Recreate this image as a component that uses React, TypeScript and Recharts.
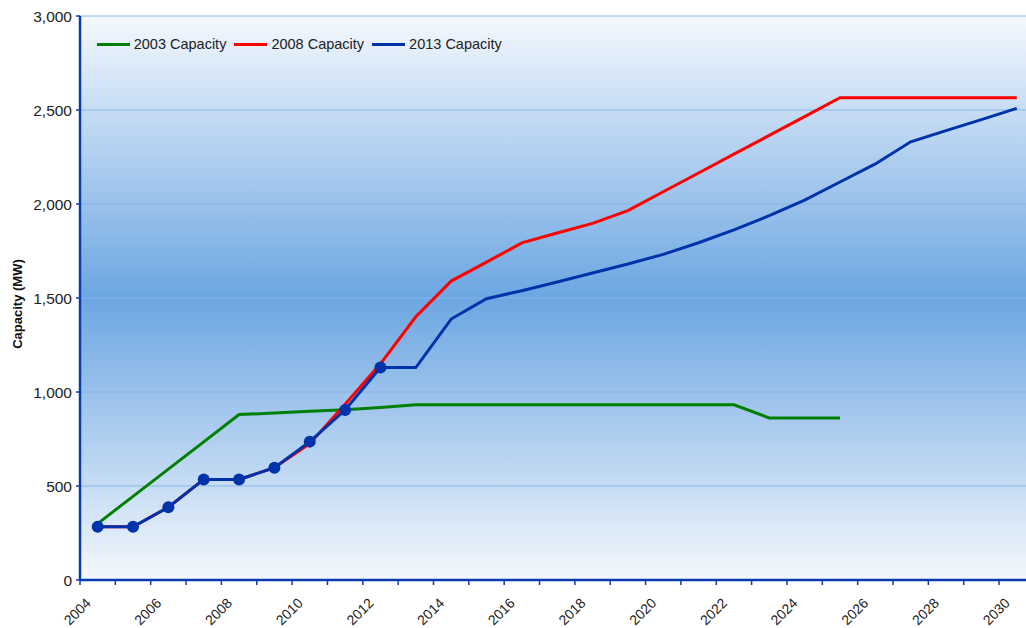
import React from "react";
import {
  LineChart,
  Line,
  XAxis,
  YAxis,
  CartesianGrid,
  Legend,
} from "recharts";

const years = [
  2004, 2005, 2006, 2007, 2008, 2009, 2010, 2011, 2012, 2013, 2014, 2015, 2016,
  2017, 2018, 2019, 2020, 2021, 2022, 2023, 2024, 2025, 2026, 2027, 2028, 2029,
  2030,
];

const cap2003 = [
  300, 445, 590, 735, 880, 888, 897, 905, 918, 932, 932, 932, 932, 932, 932,
  932, 932, 932, 932, 862, 862, 862, null, null, null, null, null,
];

const cap2008 = [
  283, 283, 387, 535, 535, 597, 725, 935, 1150, 1400, 1590, 1691, 1793, 1846,
  1897, 1965, 2065, 2165, 2265, 2365, 2465, 2565, 2565, 2565, 2565, 2565, 2565,
];

const cap2013 = [
  283, 283, 387, 535, 535, 597, 736, 904, 1130, 1130, 1388, 1496, 1539, 1585,
  1633, 1681, 1732, 1794, 1862, 1938, 2021, 2117, 2213, 2331, 2390, 2449, 2509,
];

const yTicks = [0, 500, 1000, 1500, 2000, 2500, 3000];

// markers are only drawn on the historical part of the 2013 series
const lastMarkedYear = 2012;

const AXIS = "#0a3cb0";
const FONT = "'Liberation Sans', Arial, sans-serif";

const data = years.map((year, i) => ({
  year,
  c2003: cap2003[i],
  c2008: cap2008[i],
  c2013: cap2013[i],
}));

// ticks at category boundaries (tick marks) and centres (labels)
const xTicks = [
  ...years.flatMap((y) => [y - 0.5, y]),
  years[years.length - 1] + 0.5,
];

const XTick = ({ x, y, payload }: any) => {
  const v = payload.value;
  if (!Number.isInteger(v)) {
    return (
      <line x1={x} x2={x} y1={y} y2={y + 5} stroke={AXIS} strokeWidth={1.5} />
    );
  }
  if (v % 2 !== 0) return <g />;
  const px = x - 6;
  const py = y + 24;
  return (
    <text
      x={px}
      y={py}
      textAnchor="end"
      transform={`rotate(-45 ${px} ${py})`}
      fontSize={14}
      fontFamily={FONT}
      fill="#222"
    >
      {v}
    </text>
  );
};

const YLabel = ({ viewBox }: any) => {
  const cx = viewBox.x + 17;
  const cy = viewBox.y + viewBox.height / 2 + 6;
  return (
    <text
      x={cx}
      y={cy}
      textAnchor="middle"
      dominantBaseline="central"
      transform={`rotate(-90 ${cx} ${cy})`}
      fontSize={13}
      fontWeight="bold"
      fontFamily={FONT}
      fill="#111"
    >
      Capacity (MW)
    </text>
  );
};

const LegendContent = ({ payload }: any) => (
  <div style={{ display: "flex", alignItems: "center", fontFamily: FONT }}>
    {(payload || []).map((p: any) => (
      <div
        key={p.value}
        style={{ display: "flex", alignItems: "center", marginRight: 8 }}
      >
        <div
          style={{ width: 33, height: 3, background: p.color, marginRight: 4 }}
        />
        <span style={{ fontSize: 14.5, color: "#222", lineHeight: "17px" }}>
          {p.value}
        </span>
      </div>
    ))}
  </div>
);

const renderBlueDot = (props: any) => {
  const { cx, cy, index, payload } = props;
  if (payload.year > lastMarkedYear) return <g key={`d${index}`} />;
  return <circle key={`d${index}`} cx={cx} cy={cy} r={6} fill="#0033aa" />;
};

export default function App() {
  return (
    <div
      style={{
        position: "absolute",
        top: 0,
        left: 0,
        width: 1026,
        height: 628,
        overflow: "hidden",
        background: "#fff",
      }}
    >
      <LineChart
        width={1040}
        height={628}
        data={data}
        margin={{ top: 16, right: 5.6, left: 0, bottom: 0 }}
      >
        <defs>
          <linearGradient id="plotBg" x1="0" y1="0" x2="0" y2="1">
            <stop offset="0%" stopColor="#f4f8fd" />
            <stop offset="50%" stopColor="#6ca6e2" />
            <stop offset="100%" stopColor="#f4f8fd" />
          </linearGradient>
        </defs>
        <CartesianGrid
          vertical={false}
          stroke="#86b6ea"
          strokeWidth={1.2}
          fill="url(#plotBg)"
          fillOpacity={1}
        />
        <XAxis
          dataKey="year"
          type="number"
          domain={[2003.5, 2030.5]}
          ticks={xTicks}
          interval={0}
          allowDecimals
          tickLine={false}
          tickSize={0}
          tickMargin={0}
          tick={<XTick />}
          height={48}
          axisLine={{ stroke: AXIS, strokeWidth: 2.5 }}
        />
        <YAxis
          domain={[0, 3000]}
          ticks={yTicks}
          interval={0}
          width={80}
          tickSize={4}
          tickMargin={4}
          tickFormatter={(v: number) => v.toLocaleString("en-US")}
          tick={{ fontSize: 15.5, fill: "#222", fontFamily: FONT }}
          tickLine={{ stroke: AXIS, strokeWidth: 1.5 }}
          axisLine={{ stroke: AXIS, strokeWidth: 2.5 }}
          label={<YLabel />}
        />
        <Legend
          layout="horizontal"
          verticalAlign="middle"
          align="center"
          content={<LegendContent />}
          wrapperStyle={{ top: 35.5, left: 96.7, width: "auto" }}
        />
        <Line
          dataKey="c2003"
          name="2003 Capacity"
          stroke="#008000"
          strokeWidth={3}
          dot={false}
          activeDot={false}
          isAnimationActive={false}
        />
        <Line
          dataKey="c2008"
          name="2008 Capacity"
          stroke="#ff0000"
          strokeWidth={3}
          dot={false}
          activeDot={false}
          isAnimationActive={false}
        />
        <Line
          dataKey="c2013"
          name="2013 Capacity"
          stroke="#0033aa"
          strokeWidth={3}
          dot={renderBlueDot}
          activeDot={false}
          isAnimationActive={false}
        />
      </LineChart>
    </div>
  );
}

» **DO THIS**: Write out the whole listing exactly, and drop the pictures.

» **OUTPUT FOR THIS EXERCISE**:
Recreate this image as a component that uses React, TypeScript and Recharts.
import React from "react";
import {
  LineChart,
  Line,
  XAxis,
  YAxis,
  CartesianGrid,
  Legend,
} from "recharts";

const years = [
  2004, 2005, 2006, 2007, 2008, 2009, 2010, 2011, 2012, 2013, 2014, 2015, 2016,
  2017, 2018, 2019, 2020, 2021, 2022, 2023, 2024, 2025, 2026, 2027, 2028, 2029,
  2030,
];

const cap2003 = [
  300, 445, 590, 735, 880, 888, 897, 905, 918, 932, 932, 932, 932, 932, 932,
  932, 932, 932, 932, 862, 862, 862, null, null, null, null, null,
];

const cap2008 = [
  283, 283, 387, 535, 535, 597, 725, 935, 1150, 1400, 1590, 1691, 1793, 1846,
  1897, 1965, 2065, 2165, 2265, 2365, 2465, 2565, 2565, 2565, 2565, 2565, 2565,
];

const cap2013 = [
  283, 283, 387, 535, 535, 597, 736, 904, 1130, 1130, 1388, 1496, 1539, 1585,
  1633, 1681, 1732, 1794, 1862, 1938, 2021, 2117, 2213, 2331, 2390, 2449, 2509,
];

const yTicks = [0, 500, 1000, 1500, 2000, 2500, 3000];

// markers are only drawn on the historical part of the 2013 series
const lastMarkedYear = 2012;

const AXIS = "#0a3cb0";
const FONT = "'Liberation Sans', Arial, sans-serif";

const data = years.map((year, i) => ({
  year,
  c2003: cap2003[i],
  c2008: cap2008[i],
  c2013: cap2013[i],
}));

// ticks at category boundaries (tick marks) and centres (labels)
const xTicks = [
  ...years.flatMap((y) => [y - 0.5, y]),
  years[years.length - 1] + 0.5,
];

const XTick = ({ x, y, payload }: any) => {
  const v = payload.value;
  if (!Number.isInteger(v)) {
    return (
      <line x1={x} x2={x} y1={y} y2={y + 5} stroke={AXIS} strokeWidth={1.5} />
    );
  }
  if (v % 2 !== 0) return <g />;
  const px = x - 6;
  const py = y + 24;
  return (
    <text
      x={px}
      y={py}
      textAnchor="end"
      transform={`rotate(-45 ${px} ${py})`}
      fontSize={14}
      fontFamily={FONT}
      fill="#222"
    >
      {v}
    </text>
  );
};

const YLabel = ({ viewBox }: any) => {
  const cx = viewBox.x + 17;
  const cy = viewBox.y + viewBox.height / 2 + 6;
  return (
    <text
      x={cx}
      y={cy}
      textAnchor="middle"
      dominantBaseline="central"
      transform={`rotate(-90 ${cx} ${cy})`}
      fontSize={13}
      fontWeight="bold"
      fontFamily={FONT}
      fill="#111"
    >
      Capacity (MW)
    </text>
  );
};

const LegendContent = ({ payload }: any) => (
  <div style={{ display: "flex", alignItems: "center", fontFamily: FONT }}>
    {(payload || []).map((p: any) => (
      <div
        key={p.value}
        style={{ display: "flex", alignItems: "center", marginRight: 8 }}
      >
        <div
          style={{ width: 33, height: 3, background: p.color, marginRight: 4 }}
        />
        <span style={{ fontSize: 14.5, color: "#222", lineHeight: "17px" }}>
          {p.value}
        </span>
      </div>
    ))}
  </div>
);

const renderBlueDot = (props: any) => {
  const { cx, cy, index, payload } = props;
  if (payload.year > lastMarkedYear) return <g key={`d${index}`} />;
  return <circle key={`d${index}`} cx={cx} cy={cy} r={6} fill="#0033aa" />;
};

export default function App() {
  return (
    <div
      style={{
        position: "absolute",
        top: 0,
        left: 0,
        width: 1026,
        height: 628,
        overflow: "hidden",
        background: "#fff",
      }}
    >
      <LineChart
        width={1040}
        height={628}
        data={data}
        margin={{ top: 16, right: 5.6, left: 0, bottom: 0 }}
      >
        <defs>
          <linearGradient id="plotBg" x1="0" y1="0" x2="0" y2="1">
            <stop offset="0%" stopColor="#f4f8fd" />
            <stop offset="50%" stopColor="#6ca6e2" />
            <stop offset="100%" stopColor="#f4f8fd" />
          </linearGradient>
        </defs>
        <CartesianGrid
          vertical={false}
          stroke="#86b6ea"
          strokeWidth={1.2}
          fill="url(#plotBg)"
          fillOpacity={1}
        />
        <XAxis
          dataKey="year"
          type="number"
          domain={[2003.5, 2030.5]}
          ticks={xTicks}
          interval={0}
          allowDecimals
          tickLine={false}
          tickSize={0}
          tickMargin={0}
          tick={<XTick />}
          height={48}
          axisLine={{ stroke: AXIS, strokeWidth: 2.5 }}
        />
        <YAxis
          domain={[0, 3000]}
          ticks={yTicks}
          interval={0}
          width={80}
          tickSize={4}
          tickMargin={4}
          tickFormatter={(v: number) => v.toLocaleString("en-US")}
          tick={{ fontSize: 15.5, fill: "#222", fontFamily: FONT }}
          tickLine={{ stroke: AXIS, strokeWidth: 1.5 }}
          axisLine={{ stroke: AXIS, strokeWidth: 2.5 }}
          label={<YLabel />}
        />
        <Legend
          layout="horizontal"
          verticalAlign="middle"
          align="center"
          content={<LegendContent />}
          wrapperStyle={{ top: 35.5, left: 96.7, width: "auto" }}
        />
        <Line
          dataKey="c2003"
          name="2003 Capacity"
          stroke="#008000"
          strokeWidth={3}
          dot={false}
          activeDot={false}
          isAnimationActive={false}
        />
        <Line
          dataKey="c2008"
          name="2008 Capacity"
          stroke="#ff0000"
          strokeWidth={3}
          dot={false}
          activeDot={false}
          isAnimationActive={false}
        />
        <Line
          dataKey="c2013"
          name="2013 Capacity"
          stroke="#0033aa"
          strokeWidth={3}
          dot={renderBlueDot}
          activeDot={false}
          isAnimationActive={false}
        />
      </LineChart>
    </div>
  );
}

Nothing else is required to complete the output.